Shiny Side Up wrote:As mentioned above, promoting enterprise is not the mandate of TCCA.
Actually it is, by your own words above.
I'm not sure where you get this from. If you are taking "Efficient" and making it mean "Promoting Business" I think you are wrong.
Shiny Side Up wrote: To serve the public interest through the promotion of a safe and secure, efficient
The problem being that in the operations of TCCA "safe and secure" take way more precedence.
So you're saying that you'd rather have a system that caters more to ideals other than safety and security??? Yikes! Safety and security need to be top priority.
Shiny Side Up wrote: Of course the main way to achieve that is the "nobody moves, nobody gets hurt" principle.
I don't think we're anywhere near that in Canada.
Shiny Side Up wrote:From experience I've run into people in TCCA who's clear opinion is that small operators should largely be annihilated, usually by the same reason that "If it works for Air Canada, it can work for you" ignoring some of the obvious problems with that model. One might add that this model does not serve the public interest.
I don't think that there's any argument to be made that an AMO that services small Cessna's, Beech, Piper is going to have the same requirements as an AMO that services 737's, 767's etc... What will be the same (and what I've been advocating for here all along) is that both AMO's will have to comply with regulations requiring them to have a system of maintenance control that provides for a higher measure of safety than one would get with an AME working out of his truck. Both AMO's will have systems that will be scaled to what their capabilities are. This is what serves the larger public interest. When you talk about the current regulatory model not serving the public interest, reading between the lines what I hear is the the current regulatory model does not serve the
operators financial interest, and you equate this with not serving the public interest.
photofly wrote:Regardless, your helpful business advice ("Your planning sucks! Plan better!") doesn't help operators who were able to function profitably under previous regulatory regimes but who have been driven out of business by expensive changes imposed on them after many previously successful years. (I believe that's the scenario that kicked off this discussion.)
I see your point on this, but unfortunately times and regulations change in all industries. When they do and if they make your business no longer viable, you as the business owner have to make a change. Sometimes it means going out of business. I'm not saying that this is fair, but it is reality.

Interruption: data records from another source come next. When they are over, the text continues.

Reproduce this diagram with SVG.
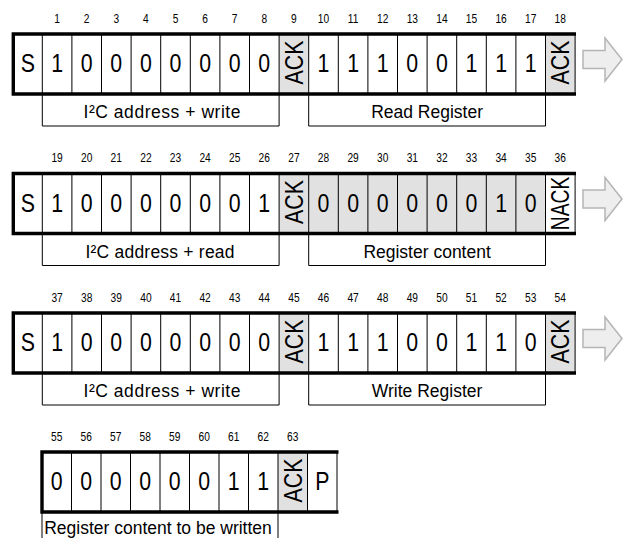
<svg xmlns="http://www.w3.org/2000/svg" width="632" height="538" viewBox="0 0 632 538">
<defs>
<style>
text{font-family:"Liberation Sans",Arial,sans-serif;fill:#000}
.d{font-size:26px;text-anchor:middle;transform-box:fill-box;transform-origin:center;transform:scaleX(0.82)}
.nk{transform:scaleX(0.74)}
.n{font-size:12px;text-anchor:middle;transform-box:fill-box;transform-origin:center;transform:scaleX(0.85)}
.l{font-size:17.5px;text-anchor:middle}
.sep{stroke:#000;stroke-width:1;fill:none}
.thick{stroke:#000;stroke-width:3.4;fill:none}
.sh{fill:#e1e1e1}
.arr{fill:#eeeeee;stroke:#b5b5b5;stroke-width:1.5;stroke-linejoin:miter}
</style>
</defs>
<rect width="632" height="538" fill="#fff"/>

<!-- Row 1 -->
<g id="row1" transform="translate(0,34)">
<rect class="sh" x="279.1" y="0" width="29.6" height="60"/>
<rect class="sh" x="545.5" y="0" width="29.6" height="60"/>
<path class="sep" d="M42.3,0V92H279.1V0M71.9,0V60M101.5,0V60M131.1,0V60M160.7,0V60M190.3,0V60M219.9,0V60M249.5,0V60M308.7,0V92H545.5V0M338.3,0V60M367.9,0V60M397.5,0V60M427.1,0V60M456.7,0V60M486.3,0V60M515.9,0V60M575.1,0V60"/>
<path class="thick" d="M11.6,0H576M11.6,60H576M13.3,0V60"/>
<g><text class="n" x="57.1" y="-11.3">1</text><text class="n" x="86.7" y="-11.3">2</text><text class="n" x="116.3" y="-11.3">3</text><text class="n" x="145.9" y="-11.3">4</text><text class="n" x="175.5" y="-11.3">5</text><text class="n" x="205.1" y="-11.3">6</text><text class="n" x="234.7" y="-11.3">7</text><text class="n" x="264.3" y="-11.3">8</text><text class="n" x="293.9" y="-11.3">9</text><text class="n" x="323.5" y="-11.3">10</text><text class="n" x="353.1" y="-11.3">11</text><text class="n" x="382.7" y="-11.3">12</text><text class="n" x="412.3" y="-11.3">13</text><text class="n" x="441.9" y="-11.3">14</text><text class="n" x="471.5" y="-11.3">15</text><text class="n" x="501.1" y="-11.3">16</text><text class="n" x="530.7" y="-11.3">17</text><text class="n" x="560.3" y="-11.3">18</text></g>
<g><text class="d" x="27.8" y="38.5">S</text><text class="d" x="57.1" y="38.5">1</text><text class="d" x="86.7" y="38.5">0</text><text class="d" x="116.3" y="38.5">0</text><text class="d" x="145.9" y="38.5">0</text><text class="d" x="175.5" y="38.5">0</text><text class="d" x="205.1" y="38.5">0</text><text class="d" x="234.7" y="38.5">0</text><text class="d" x="264.3" y="38.5">0</text><g transform="translate(303,28.5) rotate(-90)"><text class="d">ACK</text></g><text class="d" x="323.5" y="38.5">1</text><text class="d" x="353.1" y="38.5">1</text><text class="d" x="382.7" y="38.5">1</text><text class="d" x="412.3" y="38.5">0</text><text class="d" x="441.9" y="38.5">0</text><text class="d" x="471.5" y="38.5">1</text><text class="d" x="501.1" y="38.5">1</text><text class="d" x="530.7" y="38.5">1</text><g transform="translate(569.4,28.5) rotate(-90)"><text class="d">ACK</text></g></g>
<text class="l" x="162" y="84" textLength="157">I²C address + write</text>
<text class="l" x="427.1" y="84">Read Register</text>
</g>

<!-- Row 2 -->
<g id="row2" transform="translate(0,173.5)">
<rect class="sh" x="279.1" y="0" width="266.4" height="60"/>
<path class="sep" d="M42.3,0V92H279.1V0M71.9,0V60M101.5,0V60M131.1,0V60M160.7,0V60M190.3,0V60M219.9,0V60M249.5,0V60M308.7,0V92H545.5V0M338.3,0V60M367.9,0V60M397.5,0V60M427.1,0V60M456.7,0V60M486.3,0V60M515.9,0V60M575.1,0V60"/>
<path class="thick" d="M11.6,0H576M11.6,60H576M13.3,0V60"/>
<g><text class="n" x="57.1" y="-11.3">19</text><text class="n" x="86.7" y="-11.3">20</text><text class="n" x="116.3" y="-11.3">21</text><text class="n" x="145.9" y="-11.3">22</text><text class="n" x="175.5" y="-11.3">23</text><text class="n" x="205.1" y="-11.3">24</text><text class="n" x="234.7" y="-11.3">25</text><text class="n" x="264.3" y="-11.3">26</text><text class="n" x="293.9" y="-11.3">27</text><text class="n" x="323.5" y="-11.3">28</text><text class="n" x="353.1" y="-11.3">29</text><text class="n" x="382.7" y="-11.3">30</text><text class="n" x="412.3" y="-11.3">31</text><text class="n" x="441.9" y="-11.3">32</text><text class="n" x="471.5" y="-11.3">33</text><text class="n" x="501.1" y="-11.3">34</text><text class="n" x="530.7" y="-11.3">35</text><text class="n" x="560.3" y="-11.3">36</text></g>
<g><text class="d" x="27.8" y="38.5">S</text><text class="d" x="57.1" y="38.5">1</text><text class="d" x="86.7" y="38.5">0</text><text class="d" x="116.3" y="38.5">0</text><text class="d" x="145.9" y="38.5">0</text><text class="d" x="175.5" y="38.5">0</text><text class="d" x="205.1" y="38.5">0</text><text class="d" x="234.7" y="38.5">0</text><text class="d" x="264.3" y="38.5">1</text><g transform="translate(303,28.5) rotate(-90)"><text class="d">ACK</text></g><text class="d" x="323.5" y="38.5">0</text><text class="d" x="353.1" y="38.5">0</text><text class="d" x="382.7" y="38.5">0</text><text class="d" x="412.3" y="38.5">0</text><text class="d" x="441.9" y="38.5">0</text><text class="d" x="471.5" y="38.5">0</text><text class="d" x="501.1" y="38.5">1</text><text class="d" x="530.7" y="38.5">0</text><g transform="translate(569.4,30) rotate(-90)"><text class="d nk">NACK</text></g></g>
<text class="l" x="160" y="84" textLength="149">I²C address + read</text>
<text class="l" x="427.1" y="84">Register content</text>
</g>

<!-- Row 3 -->
<g id="row3" transform="translate(0,313)">
<rect class="sh" x="279.1" y="0" width="29.6" height="60"/>
<rect class="sh" x="545.5" y="0" width="29.6" height="60"/>
<path class="sep" d="M42.3,0V92H279.1V0M71.9,0V60M101.5,0V60M131.1,0V60M160.7,0V60M190.3,0V60M219.9,0V60M249.5,0V60M308.7,0V92H545.5V0M338.3,0V60M367.9,0V60M397.5,0V60M427.1,0V60M456.7,0V60M486.3,0V60M515.9,0V60M575.1,0V60"/>
<path class="thick" d="M11.6,0H576M11.6,60H576M13.3,0V60"/>
<g><text class="n" x="57.1" y="-11.3">37</text><text class="n" x="86.7" y="-11.3">38</text><text class="n" x="116.3" y="-11.3">39</text><text class="n" x="145.9" y="-11.3">40</text><text class="n" x="175.5" y="-11.3">41</text><text class="n" x="205.1" y="-11.3">42</text><text class="n" x="234.7" y="-11.3">43</text><text class="n" x="264.3" y="-11.3">44</text><text class="n" x="293.9" y="-11.3">45</text><text class="n" x="323.5" y="-11.3">46</text><text class="n" x="353.1" y="-11.3">47</text><text class="n" x="382.7" y="-11.3">48</text><text class="n" x="412.3" y="-11.3">49</text><text class="n" x="441.9" y="-11.3">50</text><text class="n" x="471.5" y="-11.3">51</text><text class="n" x="501.1" y="-11.3">52</text><text class="n" x="530.7" y="-11.3">53</text><text class="n" x="560.3" y="-11.3">54</text></g>
<g><text class="d" x="27.8" y="38.5">S</text><text class="d" x="57.1" y="38.5">1</text><text class="d" x="86.7" y="38.5">0</text><text class="d" x="116.3" y="38.5">0</text><text class="d" x="145.9" y="38.5">0</text><text class="d" x="175.5" y="38.5">0</text><text class="d" x="205.1" y="38.5">0</text><text class="d" x="234.7" y="38.5">0</text><text class="d" x="264.3" y="38.5">0</text><g transform="translate(303,28.5) rotate(-90)"><text class="d">ACK</text></g><text class="d" x="323.5" y="38.5">1</text><text class="d" x="353.1" y="38.5">1</text><text class="d" x="382.7" y="38.5">1</text><text class="d" x="412.3" y="38.5">0</text><text class="d" x="441.9" y="38.5">0</text><text class="d" x="471.5" y="38.5">1</text><text class="d" x="501.1" y="38.5">1</text><text class="d" x="530.7" y="38.5">0</text><g transform="translate(569.4,28.5) rotate(-90)"><text class="d">ACK</text></g></g>
<text class="l" x="162" y="84" textLength="157">I²C address + write</text>
<text class="l" x="427.1" y="84">Write Register</text>
</g>

<!-- Row 4 -->
<g id="row4" transform="translate(0,452)">
<rect class="sh" x="278" y="0" width="29.5" height="60"/>
<path class="sep" d="M42,60V92M278,0V92M71.5,0V60M101,0V60M130.5,0V60M160,0V60M189.5,0V60M219,0V60M248.5,0V60M307.5,0V60M337,0V60"/>
<path class="thick" d="M40.3,0H338.5M40.3,60H338.5M42,0V60"/>
<g><text class="n" x="56.75" y="-11.3">55</text><text class="n" x="86.25" y="-11.3">56</text><text class="n" x="115.75" y="-11.3">57</text><text class="n" x="145.25" y="-11.3">58</text><text class="n" x="174.75" y="-11.3">59</text><text class="n" x="204.25" y="-11.3">60</text><text class="n" x="233.75" y="-11.3">61</text><text class="n" x="263.25" y="-11.3">62</text><text class="n" x="292.75" y="-11.3">63</text></g>
<g><text class="d" x="56.75" y="38.5">0</text><text class="d" x="86.25" y="38.5">0</text><text class="d" x="115.75" y="38.5">0</text><text class="d" x="145.25" y="38.5">0</text><text class="d" x="174.75" y="38.5">0</text><text class="d" x="204.25" y="38.5">0</text><text class="d" x="233.75" y="38.5">1</text><text class="d" x="263.25" y="38.5">1</text><g transform="translate(301.8,28.5) rotate(-90)"><text class="d">ACK</text></g><text class="d" x="322.25" y="38.5">P</text></g>
<text class="l" x="158" y="82">Register content to be written</text>
</g>

<!-- Connectors: continuation arrows -->
<g id="connectors">
<path class="arr" d="M583,50.5H605V38L622,59.5L605,81V68.5H583Z"/>
<path class="arr" d="M583,190H605V177.5L622,199L605,220.5V208H583Z"/>
<path class="arr" d="M583,329.5H605V317L622,338.5L605,360V347.5H583Z"/>
</g>
</svg>
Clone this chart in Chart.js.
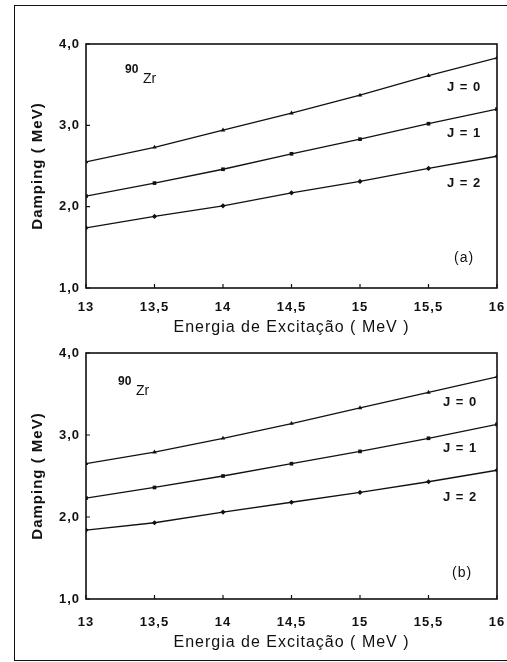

photofly wrote:One might hope that one goal of government, overall, was to foster enterprise. Ottawa claims it to be so. It's reasonable therefore to expect all government departments to play their part in achieving that. It's no more acceptable for TC to say "sorry, we don't care about small businesses" than the CRA, or IC. If it's government policy to care then - care they must.
I think that TCCA has shown it's concern for the industry (as pointed out by PilotDAR)by allowing industry committees to give input while making regulations.
photofly wrote:If TCCA has the goal of "serving the public interest" - one way to fail to achieve that goal is to implement regulatory regimes that are so expensive to comply with that the public is left with much reduced choice in the market place. I'd like to see TC work on ways to reduce the regulatory burden from it's present level while maintaining proper safety. It's not acceptable to hear "this is the best it can be." It needs to be improved.
Ok, I'm not an owner or operator, so maybe I don't understand what the excessive regulatory burden is here. I realize that going to an AMO will involve more labour cost than going to an AME. How much more expensive is it? Is this the extent of the "excessive regulatory burden"? Is there more than just costs that are causing issues for operators?